### [EXERCISE DIRECTIONS]
Omit the pictures from the entries below and retype everything else exactly.

Stored data entries
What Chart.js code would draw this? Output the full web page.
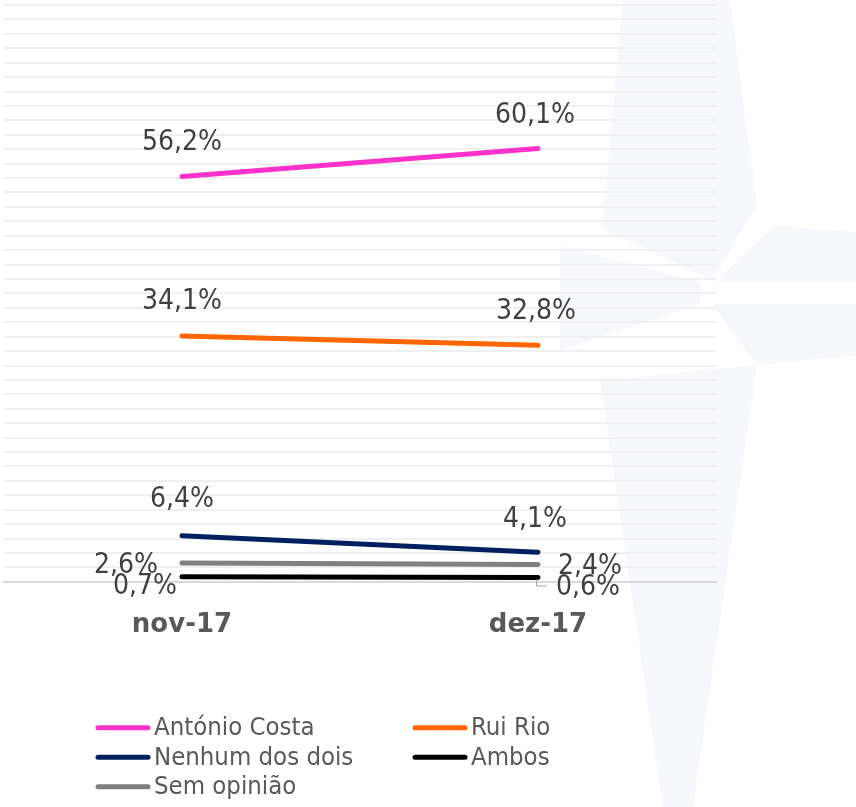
<!DOCTYPE html>
<html>
<head>
<meta charset="utf-8">
<script src="https://cdn.jsdelivr.net/npm/chart.js@4/dist/chart.umd.min.js"></script>
<style>
  html, body { margin: 0; padding: 0; background: #fff; }
  #wrap { width: 856px; height: 807px; }
</style>
</head>
<body>
<div id="wrap"><canvas id="chart" width="856" height="807"></canvas></div>
<script>
const months = ["nov-17", "dez-17"];

const antonioCosta = [56.2, 60.1];
const ruiRio = [34.1, 32.8];
const nenhumDosDois = [6.4, 4.1];
const ambos = [0.7, 0.6];
const semOpiniao = [2.6, 2.4];

const FONT = "'DejaVu Sans Condensed', 'DejaVu Sans', sans-serif";

function pct(v) {
  return v.toFixed(1).replace(".", ",") + "%";
}

// faint star watermark behind the plot
const watermark = {
  id: "watermark",
  beforeDraw(chart) {
    const c = chart.ctx;
    const shapes = [
      [[623, 0], [730, 0], [757, 206], [712, 280], [602, 228]],
      [[773, 226], [856, 232], [856, 282], [716, 282]],
      [[712, 304], [856, 304], [856, 355], [757, 365]],
      [[600, 381], [757, 365], [693, 807], [663, 807]],
      [[560, 246], [700, 282], [700, 304], [560, 350]]
    ];
    c.save();
    c.fillStyle = "#f6f8fc";
    shapes.forEach(s => {
      c.beginPath();
      s.forEach((p, i) => i ? c.lineTo(p[0], p[1]) : c.moveTo(p[0], p[1]));
      c.closePath();
      c.fill();
    });
    c.restore();
  }
};

// value labels next to each point
const valueLabels = {
  id: "valueLabels",
  afterDatasetsDraw(chart) {
    const c = chart.ctx;
    c.save();
    c.font = "28px " + FONT;
    c.fillStyle = "#404040";
    c.textBaseline = "middle";
    chart.data.datasets.forEach((ds, i) => {
      const meta = chart.getDatasetMeta(i);
      meta.data.forEach((pt, j) => {
        const place = ds.labelPlace[j];
        const txt = pct(ds.data[j]);
        if (place.leader) {
          c.strokeStyle = "#a6a6a6";
          c.lineWidth = 1;
          c.beginPath();
          c.moveTo(pt.x - 1.5, pt.y + 2);
          c.lineTo(pt.x - 1.5, pt.y + 8.5);
          c.lineTo(pt.x + 9, pt.y + 8.5);
          c.stroke();
        }
        c.textAlign = place.align;
        c.fillText(txt, pt.x + place.dx, pt.y + place.dy);
      });
    });
    c.restore();
  }
};

// two-column legend under the axis
const bottomLegend = {
  id: "bottomLegend",
  afterDraw(chart) {
    const c = chart.ctx;
    const left = 96, colGap = 317, rowH = 29.5;
    const top = chart.chartArea.bottom + 146;
    c.save();
    c.font = "25.5px " + FONT;
    c.textBaseline = "middle";
    c.textAlign = "left";
    chart.data.datasets.forEach((ds, i) => {
      const x = left + (i % 2) * colGap;
      const y = top + Math.floor(i / 2) * rowH;
      c.strokeStyle = ds.borderColor;
      c.lineWidth = 5;
      c.lineCap = "round";
      c.beginPath();
      c.moveTo(x + 2, y);
      c.lineTo(x + 52, y);
      c.stroke();
      c.fillStyle = "#595959";
      c.fillText(ds.label, x + 58, y + 1);
    });
    c.restore();
  }
};

function line(label, data, color, labelPlace) {
  return {
    label,
    data,
    borderColor: color,
    backgroundColor: color,
    borderWidth: 5,
    borderCapStyle: "round",
    pointRadius: 0,
    pointHoverRadius: 0,
    fill: false,
    tension: 0,
    labelPlace
  };
}

const above = { align: "center", dx: 0, dy: -34 };

new Chart(document.getElementById("chart").getContext("2d"), {
  type: "line",
  data: {
    labels: months,
    datasets: [
      line("António Costa", antonioCosta, "#ff33cc", [above, { align: "center", dx: -3, dy: -33 }]),
      line("Rui Rio", ruiRio, "#ff6600", [above, { align: "center", dx: -2, dy: -34 }]),
      line("Nenhum dos dois", nenhumDosDois, "#002060", [{ align: "center", dx: 0, dy: -36 }, { align: "center", dx: -3, dy: -33 }]),
      line("Ambos", ambos, "#000000", [{ align: "right", dx: -5, dy: 10 }, { align: "left", dx: 18, dy: 10, leader: true }]),
      line("Sem opinião", semOpiniao, "#808080", [{ align: "right", dx: -24, dy: 3 }, { align: "left", dx: 20, dy: 2 }])
    ]
  },
  options: {
    responsive: false,
    animation: false,
    devicePixelRatio: 1,
    layout: { padding: { left: 4, right: 140, top: 5, bottom: 138 } },
    plugins: {
      legend: { display: false },
      tooltip: { enabled: false }
    },
    scales: {
      x: {
        offset: true,
        grid: { display: false, drawTicks: false },
        border: { display: true, color: "#d9d9d9", width: 2 },
        ticks: {
          color: "#595959",
          padding: 28,
          font: { family: "'DejaVu Sans', sans-serif", size: 26, weight: "bold" }
        }
      },
      y: {
        min: 0,
        max: 80,
        border: { display: false },
        grid: {
          drawTicks: false,
          lineWidth: 2,
          color: ctx => ctx.tick && ctx.tick.value === 0 ? "#d9d9d9" : "#f0f0f0"
        },
        ticks: { display: false, stepSize: 2, maxTicksLimit: 100 }
      }
    }
  },
  plugins: [watermark, valueLabels, bottomLegend]
});
</script>
</body>
</html>
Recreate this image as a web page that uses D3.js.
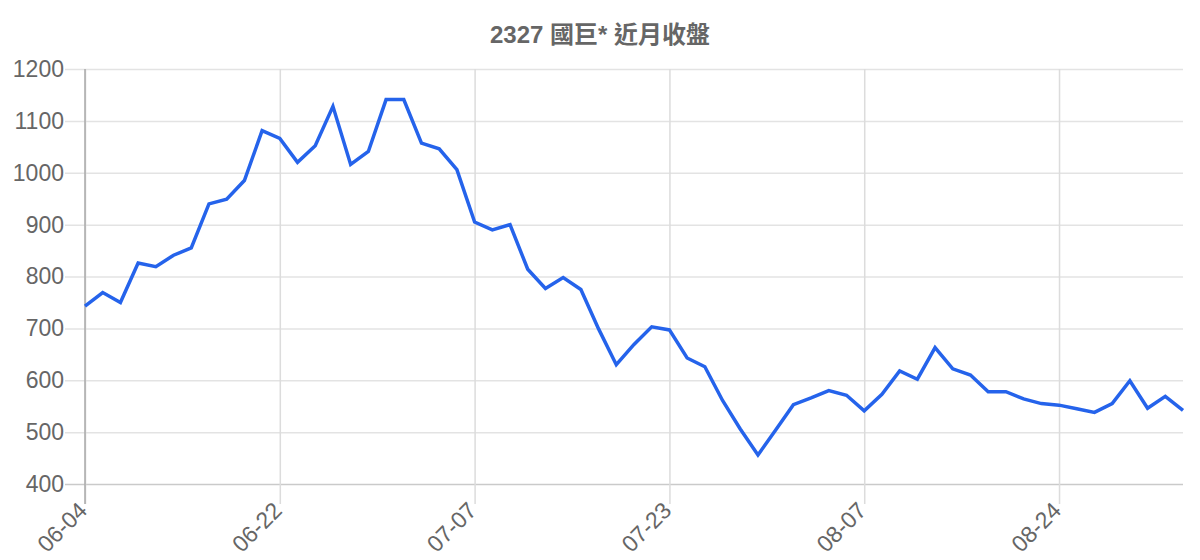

### [SOLUTION TO THE EXERCISE]
What Chart.js code would draw this? Output the full web page.
<!DOCTYPE html>
<html>
<head>
<meta charset="utf-8">
<script src="https://cdn.jsdelivr.net/npm/chart.js@4/dist/chart.umd.min.js"></script>
<style>
  html, body { margin: 0; padding: 0; background: #fff; }
  #wrap { width: 856px; height: 807px; }
</style>
</head>
<body>
<div id="wrap"><canvas id="chart" width="856" height="807"></canvas></div>
<script>
const months = ["nov-17", "dez-17"];

const antonioCosta = [56.2, 60.1];
const ruiRio = [34.1, 32.8];
const nenhumDosDois = [6.4, 4.1];
const ambos = [0.7, 0.6];
const semOpiniao = [2.6, 2.4];

const FONT = "'DejaVu Sans Condensed', 'DejaVu Sans', sans-serif";

function pct(v) {
  return v.toFixed(1).replace(".", ",") + "%";
}

// faint star watermark behind the plot
const watermark = {
  id: "watermark",
  beforeDraw(chart) {
    const c = chart.ctx;
    const shapes = [
      [[623, 0], [730, 0], [757, 206], [712, 280], [602, 228]],
      [[773, 226], [856, 232], [856, 282], [716, 282]],
      [[712, 304], [856, 304], [856, 355], [757, 365]],
      [[600, 381], [757, 365], [693, 807], [663, 807]],
      [[560, 246], [700, 282], [700, 304], [560, 350]]
    ];
    c.save();
    c.fillStyle = "#f6f8fc";
    shapes.forEach(s => {
      c.beginPath();
      s.forEach((p, i) => i ? c.lineTo(p[0], p[1]) : c.moveTo(p[0], p[1]));
      c.closePath();
      c.fill();
    });
    c.restore();
  }
};

// value labels next to each point
const valueLabels = {
  id: "valueLabels",
  afterDatasetsDraw(chart) {
    const c = chart.ctx;
    c.save();
    c.font = "28px " + FONT;
    c.fillStyle = "#404040";
    c.textBaseline = "middle";
    chart.data.datasets.forEach((ds, i) => {
      const meta = chart.getDatasetMeta(i);
      meta.data.forEach((pt, j) => {
        const place = ds.labelPlace[j];
        const txt = pct(ds.data[j]);
        if (place.leader) {
          c.strokeStyle = "#a6a6a6";
          c.lineWidth = 1;
          c.beginPath();
          c.moveTo(pt.x - 1.5, pt.y + 2);
          c.lineTo(pt.x - 1.5, pt.y + 8.5);
          c.lineTo(pt.x + 9, pt.y + 8.5);
          c.stroke();
        }
        c.textAlign = place.align;
        c.fillText(txt, pt.x + place.dx, pt.y + place.dy);
      });
    });
    c.restore();
  }
};

// two-column legend under the axis
const bottomLegend = {
  id: "bottomLegend",
  afterDraw(chart) {
    const c = chart.ctx;
    const left = 96, colGap = 317, rowH = 29.5;
    const top = chart.chartArea.bottom + 146;
    c.save();
    c.font = "25.5px " + FONT;
    c.textBaseline = "middle";
    c.textAlign = "left";
    chart.data.datasets.forEach((ds, i) => {
      const x = left + (i % 2) * colGap;
      const y = top + Math.floor(i / 2) * rowH;
      c.strokeStyle = ds.borderColor;
      c.lineWidth = 5;
      c.lineCap = "round";
      c.beginPath();
      c.moveTo(x + 2, y);
      c.lineTo(x + 52, y);
      c.stroke();
      c.fillStyle = "#595959";
      c.fillText(ds.label, x + 58, y + 1);
    });
    c.restore();
  }
};

function line(label, data, color, labelPlace) {
  return {
    label,
    data,
    borderColor: color,
    backgroundColor: color,
    borderWidth: 5,
    borderCapStyle: "round",
    pointRadius: 0,
    pointHoverRadius: 0,
    fill: false,
    tension: 0,
    labelPlace
  };
}

const above = { align: "center", dx: 0, dy: -34 };

new Chart(document.getElementById("chart").getContext("2d"), {
  type: "line",
  data: {
    labels: months,
    datasets: [
      line("António Costa", antonioCosta, "#ff33cc", [above, { align: "center", dx: -3, dy: -33 }]),
      line("Rui Rio", ruiRio, "#ff6600", [above, { align: "center", dx: -2, dy: -34 }]),
      line("Nenhum dos dois", nenhumDosDois, "#002060", [{ align: "center", dx: 0, dy: -36 }, { align: "center", dx: -3, dy: -33 }]),
      line("Ambos", ambos, "#000000", [{ align: "right", dx: -5, dy: 10 }, { align: "left", dx: 18, dy: 10, leader: true }]),
      line("Sem opinião", semOpiniao, "#808080", [{ align: "right", dx: -24, dy: 3 }, { align: "left", dx: 20, dy: 2 }])
    ]
  },
  options: {
    responsive: false,
    animation: false,
    devicePixelRatio: 1,
    layout: { padding: { left: 4, right: 140, top: 5, bottom: 138 } },
    plugins: {
      legend: { display: false },
      tooltip: { enabled: false }
    },
    scales: {
      x: {
        offset: true,
        grid: { display: false, drawTicks: false },
        border: { display: true, color: "#d9d9d9", width: 2 },
        ticks: {
          color: "#595959",
          padding: 28,
          font: { family: "'DejaVu Sans', sans-serif", size: 26, weight: "bold" }
        }
      },
      y: {
        min: 0,
        max: 80,
        border: { display: false },
        grid: {
          drawTicks: false,
          lineWidth: 2,
          color: ctx => ctx.tick && ctx.tick.value === 0 ? "#d9d9d9" : "#f0f0f0"
        },
        ticks: { display: false, stepSize: 2, maxTicksLimit: 100 }
      }
    }
  },
  plugins: [watermark, valueLabels, bottomLegend]
});
</script>
</body>
</html>
Recreate this image as a web page that uses D3.js.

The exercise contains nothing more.